**EXERCISE DIRECTIONS:**
Without omitting anything, retype the data that follows.
►
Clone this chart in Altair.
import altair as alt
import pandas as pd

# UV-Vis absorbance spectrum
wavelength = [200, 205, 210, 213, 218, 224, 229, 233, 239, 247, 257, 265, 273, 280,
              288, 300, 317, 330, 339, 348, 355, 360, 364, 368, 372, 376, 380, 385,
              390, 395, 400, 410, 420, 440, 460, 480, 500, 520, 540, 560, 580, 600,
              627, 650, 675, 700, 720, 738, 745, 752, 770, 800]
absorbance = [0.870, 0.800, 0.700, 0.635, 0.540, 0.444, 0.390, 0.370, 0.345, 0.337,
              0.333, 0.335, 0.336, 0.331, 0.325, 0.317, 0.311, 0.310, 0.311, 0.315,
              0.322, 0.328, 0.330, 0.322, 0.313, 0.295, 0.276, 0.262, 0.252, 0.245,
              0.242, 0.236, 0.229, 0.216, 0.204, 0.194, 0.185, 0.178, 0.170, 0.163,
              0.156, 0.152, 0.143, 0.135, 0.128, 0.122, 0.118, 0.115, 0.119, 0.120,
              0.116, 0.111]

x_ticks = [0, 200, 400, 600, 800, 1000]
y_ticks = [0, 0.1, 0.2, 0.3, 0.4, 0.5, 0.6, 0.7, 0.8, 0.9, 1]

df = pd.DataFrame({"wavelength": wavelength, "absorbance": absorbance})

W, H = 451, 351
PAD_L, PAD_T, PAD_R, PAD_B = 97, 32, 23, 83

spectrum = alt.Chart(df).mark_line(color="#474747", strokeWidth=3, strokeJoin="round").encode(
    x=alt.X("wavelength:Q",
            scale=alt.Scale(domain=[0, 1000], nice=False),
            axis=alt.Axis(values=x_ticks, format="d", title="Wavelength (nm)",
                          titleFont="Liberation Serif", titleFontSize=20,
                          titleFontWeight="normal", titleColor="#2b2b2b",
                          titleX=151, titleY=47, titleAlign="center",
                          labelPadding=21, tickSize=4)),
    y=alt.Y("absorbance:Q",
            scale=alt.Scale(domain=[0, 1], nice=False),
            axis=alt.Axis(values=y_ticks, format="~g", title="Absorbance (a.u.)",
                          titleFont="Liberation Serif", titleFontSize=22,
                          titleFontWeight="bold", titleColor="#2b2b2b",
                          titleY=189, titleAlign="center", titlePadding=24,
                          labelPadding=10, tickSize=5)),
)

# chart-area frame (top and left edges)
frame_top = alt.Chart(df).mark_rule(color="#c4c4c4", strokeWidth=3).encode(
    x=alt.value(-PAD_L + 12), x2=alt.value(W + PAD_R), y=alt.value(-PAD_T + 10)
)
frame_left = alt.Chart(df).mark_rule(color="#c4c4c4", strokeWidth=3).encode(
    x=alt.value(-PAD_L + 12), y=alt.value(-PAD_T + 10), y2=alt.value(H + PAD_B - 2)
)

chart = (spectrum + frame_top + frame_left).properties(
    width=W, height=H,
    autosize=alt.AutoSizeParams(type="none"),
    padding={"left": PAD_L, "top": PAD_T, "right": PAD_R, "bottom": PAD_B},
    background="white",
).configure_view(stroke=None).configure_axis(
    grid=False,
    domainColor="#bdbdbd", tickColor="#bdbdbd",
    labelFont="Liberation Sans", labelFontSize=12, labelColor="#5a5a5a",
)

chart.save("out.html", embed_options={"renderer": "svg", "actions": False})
◄
**ANSWER TO THIS PROBLEM:**
Clone this chart in Altair.
import altair as alt
import pandas as pd

# UV-Vis absorbance spectrum
wavelength = [200, 205, 210, 213, 218, 224, 229, 233, 239, 247, 257, 265, 273, 280,
              288, 300, 317, 330, 339, 348, 355, 360, 364, 368, 372, 376, 380, 385,
              390, 395, 400, 410, 420, 440, 460, 480, 500, 520, 540, 560, 580, 600,
              627, 650, 675, 700, 720, 738, 745, 752, 770, 800]
absorbance = [0.870, 0.800, 0.700, 0.635, 0.540, 0.444, 0.390, 0.370, 0.345, 0.337,
              0.333, 0.335, 0.336, 0.331, 0.325, 0.317, 0.311, 0.310, 0.311, 0.315,
              0.322, 0.328, 0.330, 0.322, 0.313, 0.295, 0.276, 0.262, 0.252, 0.245,
              0.242, 0.236, 0.229, 0.216, 0.204, 0.194, 0.185, 0.178, 0.170, 0.163,
              0.156, 0.152, 0.143, 0.135, 0.128, 0.122, 0.118, 0.115, 0.119, 0.120,
              0.116, 0.111]

x_ticks = [0, 200, 400, 600, 800, 1000]
y_ticks = [0, 0.1, 0.2, 0.3, 0.4, 0.5, 0.6, 0.7, 0.8, 0.9, 1]

df = pd.DataFrame({"wavelength": wavelength, "absorbance": absorbance})

W, H = 451, 351
PAD_L, PAD_T, PAD_R, PAD_B = 97, 32, 23, 83

spectrum = alt.Chart(df).mark_line(color="#474747", strokeWidth=3, strokeJoin="round").encode(
    x=alt.X("wavelength:Q",
            scale=alt.Scale(domain=[0, 1000], nice=False),
            axis=alt.Axis(values=x_ticks, format="d", title="Wavelength (nm)",
                          titleFont="Liberation Serif", titleFontSize=20,
                          titleFontWeight="normal", titleColor="#2b2b2b",
                          titleX=151, titleY=47, titleAlign="center",
                          labelPadding=21, tickSize=4)),
    y=alt.Y("absorbance:Q",
            scale=alt.Scale(domain=[0, 1], nice=False),
            axis=alt.Axis(values=y_ticks, format="~g", title="Absorbance (a.u.)",
                          titleFont="Liberation Serif", titleFontSize=22,
                          titleFontWeight="bold", titleColor="#2b2b2b",
                          titleY=189, titleAlign="center", titlePadding=24,
                          labelPadding=10, tickSize=5)),
)

# chart-area frame (top and left edges)
frame_top = alt.Chart(df).mark_rule(color="#c4c4c4", strokeWidth=3).encode(
    x=alt.value(-PAD_L + 12), x2=alt.value(W + PAD_R), y=alt.value(-PAD_T + 10)
)
frame_left = alt.Chart(df).mark_rule(color="#c4c4c4", strokeWidth=3).encode(
    x=alt.value(-PAD_L + 12), y=alt.value(-PAD_T + 10), y2=alt.value(H + PAD_B - 2)
)

chart = (spectrum + frame_top + frame_left).properties(
    width=W, height=H,
    autosize=alt.AutoSizeParams(type="none"),
    padding={"left": PAD_L, "top": PAD_T, "right": PAD_R, "bottom": PAD_B},
    background="white",
).configure_view(stroke=None).configure_axis(
    grid=False,
    domainColor="#bdbdbd", tickColor="#bdbdbd",
    labelFont="Liberation Sans", labelFontSize=12, labelColor="#5a5a5a",
)

chart.save("out.html", embed_options={"renderer": "svg", "actions": False})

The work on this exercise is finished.